The way buffs are organized is also cleaner and is a result of feedback asking for stacked consumable buffs. Without the overlap, there are fewer to learn, and many recipes that increase multiple stats. Many players have asked for food and drink buffs to stack, but this system should offer something that, while short of that, is intuitive. Previously, most of the higher level recipes didn’t differ much, so this new system brings this across the board.

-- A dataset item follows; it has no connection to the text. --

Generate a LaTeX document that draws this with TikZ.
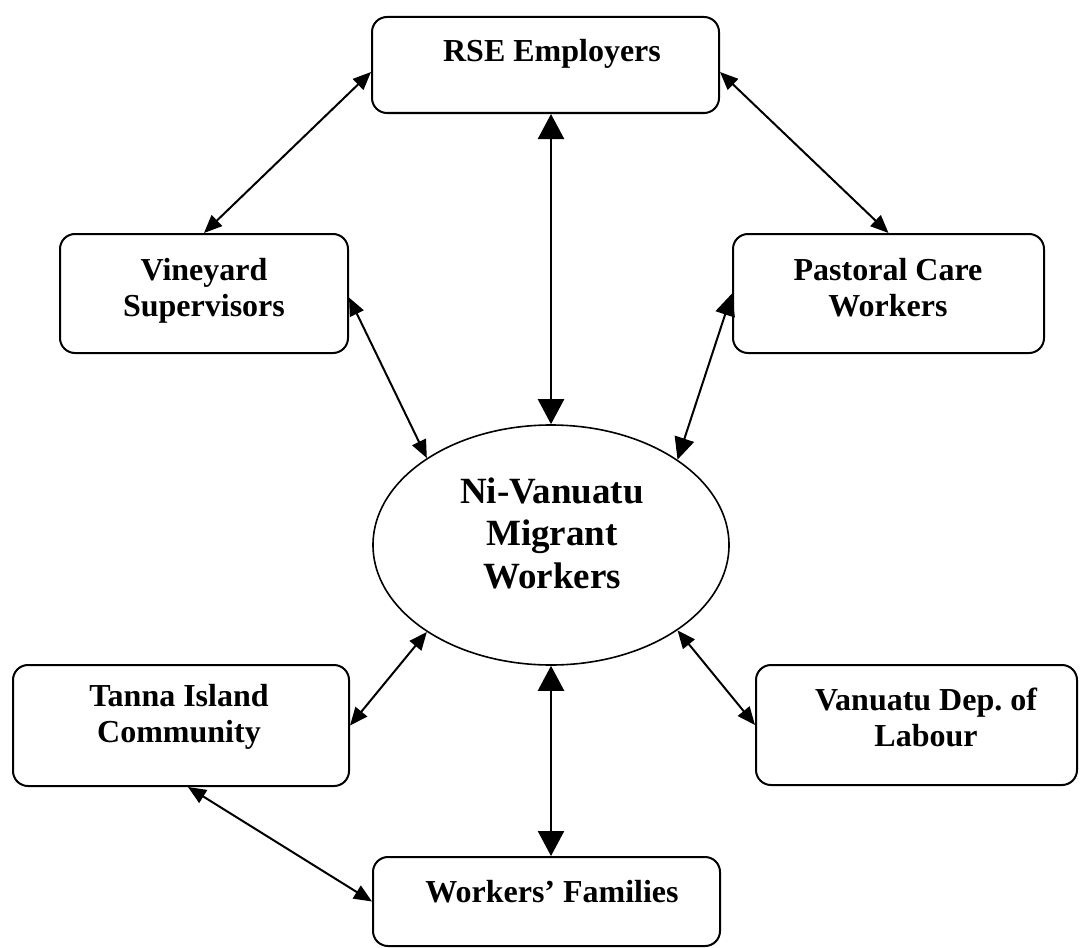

Overall, the new system is arriving in the middle of a very packed update that otherwise has much flashier elements within. I felt that Provisioning was worth another look, given how important, and sometimes overlooked it might be. The Elder Scrolls Online is marching toward its subscription optional switch soon, and the new system may go diminished as players coo over other additions, but being able to take full advantage of fishing holes and maybe working out how to filch a few bits of cheese with impunity (the system encourages you to use stolen items first) work in tandem to add some depth for those looking to change it up.